From flawed self-perception to understanding
Let’s talk about my old friend, the inferiority complex. The one that often gets a bad rap but has actually been a bit of a secret helper for me. My own personal brand of perceived inadequacy has actually opened doors to some of the most profound human connections and meaningful conversations. While feelings of inadequacy or being lesser than others may seem undesirable, they can cultivate a profound sense of humility, curiosity, empathy and appreciation for the inherent worth of others.
For far too long, I operated under the belief that virtually everyone I met was more interesting, talented, intelligent – just generally “cooler” than my modest self. Was it true from my skewed perspective at the time? Well, maybe. But that’s really beside the point. This perception became the catalyst for a lifelong habit of People Watching.
This mindset pushed me to seek out the remarkable, positive qualities buried within each person I encountered. I was deeply curious, fascinated, and inspired by their stories, thoughts, hopes and convictions. I wanted to understand how these seemingly superior beings ticked. What fueled their passions? What were their hopes, struggles, and driving forces? People sensed that genuine interest and openness, and it gave them the safety to truly open up to me.
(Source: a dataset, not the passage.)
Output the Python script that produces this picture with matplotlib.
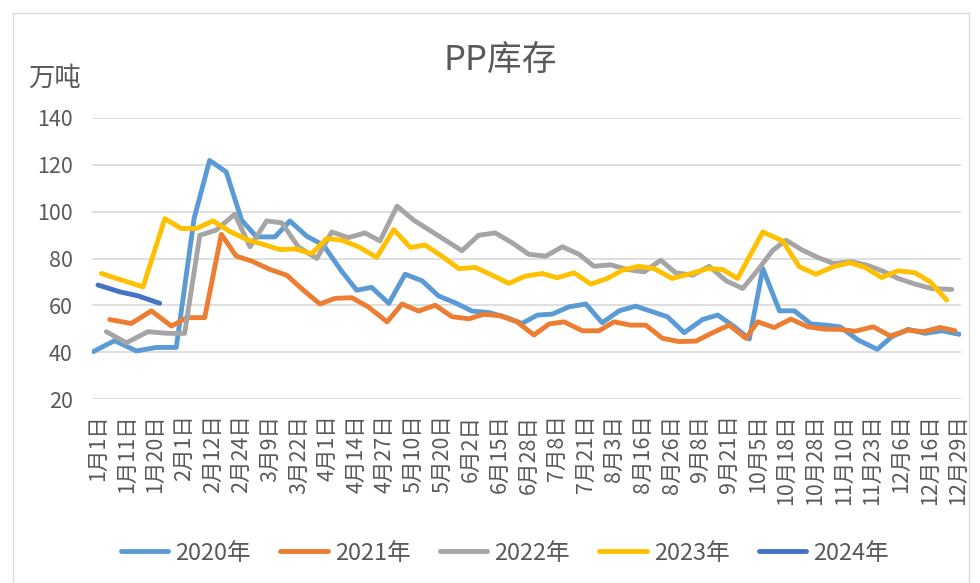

I’ve had the profound honor of becoming a confidant for an eccentric cast of human beings from all walks of life because of this. Turns out those clever mirror neurons play a big role in encouraging vulnerability when people feel accepted without judgment.
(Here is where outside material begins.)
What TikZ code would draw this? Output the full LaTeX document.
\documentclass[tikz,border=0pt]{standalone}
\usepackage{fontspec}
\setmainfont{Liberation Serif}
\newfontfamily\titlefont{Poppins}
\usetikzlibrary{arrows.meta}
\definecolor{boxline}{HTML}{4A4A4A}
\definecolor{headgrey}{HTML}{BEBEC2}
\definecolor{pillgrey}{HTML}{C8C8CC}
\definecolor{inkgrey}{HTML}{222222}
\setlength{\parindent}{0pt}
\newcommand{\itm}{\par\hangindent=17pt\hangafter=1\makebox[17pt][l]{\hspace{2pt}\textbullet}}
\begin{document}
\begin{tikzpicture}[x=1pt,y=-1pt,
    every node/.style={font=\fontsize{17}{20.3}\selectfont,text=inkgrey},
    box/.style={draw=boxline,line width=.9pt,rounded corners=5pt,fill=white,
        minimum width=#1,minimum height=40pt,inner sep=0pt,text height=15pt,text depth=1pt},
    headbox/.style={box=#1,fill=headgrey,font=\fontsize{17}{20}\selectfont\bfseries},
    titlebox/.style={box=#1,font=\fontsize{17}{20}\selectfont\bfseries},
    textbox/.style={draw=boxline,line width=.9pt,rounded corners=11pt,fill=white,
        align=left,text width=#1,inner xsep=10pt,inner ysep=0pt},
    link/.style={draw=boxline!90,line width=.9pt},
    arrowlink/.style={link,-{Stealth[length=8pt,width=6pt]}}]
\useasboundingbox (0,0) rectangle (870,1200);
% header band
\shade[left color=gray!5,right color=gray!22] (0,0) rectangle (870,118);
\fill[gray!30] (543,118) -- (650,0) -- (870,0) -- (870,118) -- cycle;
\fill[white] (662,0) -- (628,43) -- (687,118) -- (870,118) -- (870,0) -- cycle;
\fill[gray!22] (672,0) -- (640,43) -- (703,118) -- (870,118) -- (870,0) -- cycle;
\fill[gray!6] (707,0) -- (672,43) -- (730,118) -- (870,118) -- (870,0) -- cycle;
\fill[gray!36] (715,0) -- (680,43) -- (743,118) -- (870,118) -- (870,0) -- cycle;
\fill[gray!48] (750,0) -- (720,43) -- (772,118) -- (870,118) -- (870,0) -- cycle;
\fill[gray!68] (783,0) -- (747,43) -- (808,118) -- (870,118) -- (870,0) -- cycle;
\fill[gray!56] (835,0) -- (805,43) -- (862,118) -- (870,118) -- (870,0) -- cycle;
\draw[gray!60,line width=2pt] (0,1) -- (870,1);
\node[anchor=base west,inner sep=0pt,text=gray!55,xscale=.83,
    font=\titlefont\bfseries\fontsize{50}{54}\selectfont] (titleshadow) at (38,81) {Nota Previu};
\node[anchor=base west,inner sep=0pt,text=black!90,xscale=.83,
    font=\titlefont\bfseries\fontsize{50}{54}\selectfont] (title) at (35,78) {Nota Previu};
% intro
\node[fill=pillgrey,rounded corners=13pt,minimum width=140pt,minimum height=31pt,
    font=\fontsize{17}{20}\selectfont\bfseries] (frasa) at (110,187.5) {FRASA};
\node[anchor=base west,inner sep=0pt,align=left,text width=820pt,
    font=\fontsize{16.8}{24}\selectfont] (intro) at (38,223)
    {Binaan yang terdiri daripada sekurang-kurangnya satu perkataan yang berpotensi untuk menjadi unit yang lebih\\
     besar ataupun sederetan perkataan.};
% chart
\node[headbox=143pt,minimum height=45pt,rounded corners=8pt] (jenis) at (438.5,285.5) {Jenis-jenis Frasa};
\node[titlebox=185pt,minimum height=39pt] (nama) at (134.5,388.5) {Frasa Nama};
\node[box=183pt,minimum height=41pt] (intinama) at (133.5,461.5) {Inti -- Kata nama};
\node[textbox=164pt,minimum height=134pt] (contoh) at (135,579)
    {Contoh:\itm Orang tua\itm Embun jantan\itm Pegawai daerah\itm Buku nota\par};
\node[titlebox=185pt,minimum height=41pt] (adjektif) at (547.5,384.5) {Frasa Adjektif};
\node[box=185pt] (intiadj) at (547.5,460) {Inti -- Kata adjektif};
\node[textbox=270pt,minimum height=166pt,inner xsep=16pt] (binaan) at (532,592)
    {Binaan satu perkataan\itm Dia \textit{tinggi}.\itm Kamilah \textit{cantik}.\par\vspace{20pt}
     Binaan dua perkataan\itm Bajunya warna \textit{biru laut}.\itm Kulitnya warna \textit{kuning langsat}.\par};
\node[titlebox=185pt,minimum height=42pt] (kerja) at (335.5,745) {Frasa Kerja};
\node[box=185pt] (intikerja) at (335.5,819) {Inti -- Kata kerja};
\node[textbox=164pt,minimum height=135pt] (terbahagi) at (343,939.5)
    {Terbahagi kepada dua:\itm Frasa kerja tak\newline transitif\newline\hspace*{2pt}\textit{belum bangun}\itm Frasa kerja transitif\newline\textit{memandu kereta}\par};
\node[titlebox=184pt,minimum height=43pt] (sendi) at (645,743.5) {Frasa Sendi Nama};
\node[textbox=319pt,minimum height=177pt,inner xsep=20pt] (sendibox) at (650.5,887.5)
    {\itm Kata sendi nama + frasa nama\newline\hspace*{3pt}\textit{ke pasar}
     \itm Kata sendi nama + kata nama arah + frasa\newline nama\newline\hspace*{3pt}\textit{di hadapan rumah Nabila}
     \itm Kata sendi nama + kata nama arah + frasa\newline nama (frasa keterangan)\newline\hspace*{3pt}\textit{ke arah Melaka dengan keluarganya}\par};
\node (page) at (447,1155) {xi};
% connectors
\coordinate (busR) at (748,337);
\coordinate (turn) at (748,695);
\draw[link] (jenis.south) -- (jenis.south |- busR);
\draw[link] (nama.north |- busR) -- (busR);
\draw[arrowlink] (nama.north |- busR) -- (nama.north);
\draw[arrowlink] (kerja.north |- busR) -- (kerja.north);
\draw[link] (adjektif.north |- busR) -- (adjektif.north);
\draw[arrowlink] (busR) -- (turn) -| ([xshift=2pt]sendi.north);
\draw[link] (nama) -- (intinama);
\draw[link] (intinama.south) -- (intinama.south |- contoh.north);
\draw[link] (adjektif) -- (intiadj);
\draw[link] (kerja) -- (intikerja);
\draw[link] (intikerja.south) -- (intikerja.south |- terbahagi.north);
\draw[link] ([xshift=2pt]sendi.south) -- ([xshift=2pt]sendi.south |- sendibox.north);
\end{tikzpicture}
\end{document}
Through these kaleidoscopic windows into different lives, I’ve gleaned precious insights about our shared struggles with sorrow, courage in the face of adversity, the depths of love and loss, the inner demons that haunt, and those dreams that propel us forward. It’s astounding how different yet recognizably similar we all are in our fundamental yearnings to feel seen, heard, understood and accepted for who we truly are.
I’ve been let in on how the tragic lack of those basic needs can utterly decimate some, yet galvanize others into becoming the change they desperately want to see in this world. I’ve witnessed firsthand the intricately woven coping armors we craft to mask our vulnerabilities, while still hopelessly craving genuine connection and affection.
These days, when I meet someone new, I make a little game of imagining: “This person is deeply loved by someone, they are cherished, flaws and all, hopefully even if they can’t quite believe it yet themselves.” That mental exercise helps me look past the surface to find their inherent lovability and worth.
The ability to hold space for others’ authentic selves in this way eventually helped me embrace my own. Slowly, almost involuntarily, I’m learning to turn that soul-baring mirror inwards and make peace with my own blemishes, both internal and external.
Probably more frequently than I’d like to admit, my inferiority complex can rear its annoying head and pummel me with utterly useless self-criticism when I let the ego take the wheel. But here’s the thing, after years of hard-earned self-work, I’ve learned not to get completely derailed by that unpleasant little passenger. As long as I can recognize that negative tendency and not allow it to consume me completely, maintaining awareness of this tendency and embracing it with self-compassion can be transformative.
This is what fuels my desire to ensure that anyone who crosses paths with me gets the experience of being truly seen, heard and accepted for who they innately are. To endlessly indulge my genuine curiosity about the human condition in all its beautifully flawed glory. Because at the end of the day, we’re all heartbreakingly human and innately, imperfectly worthy of love.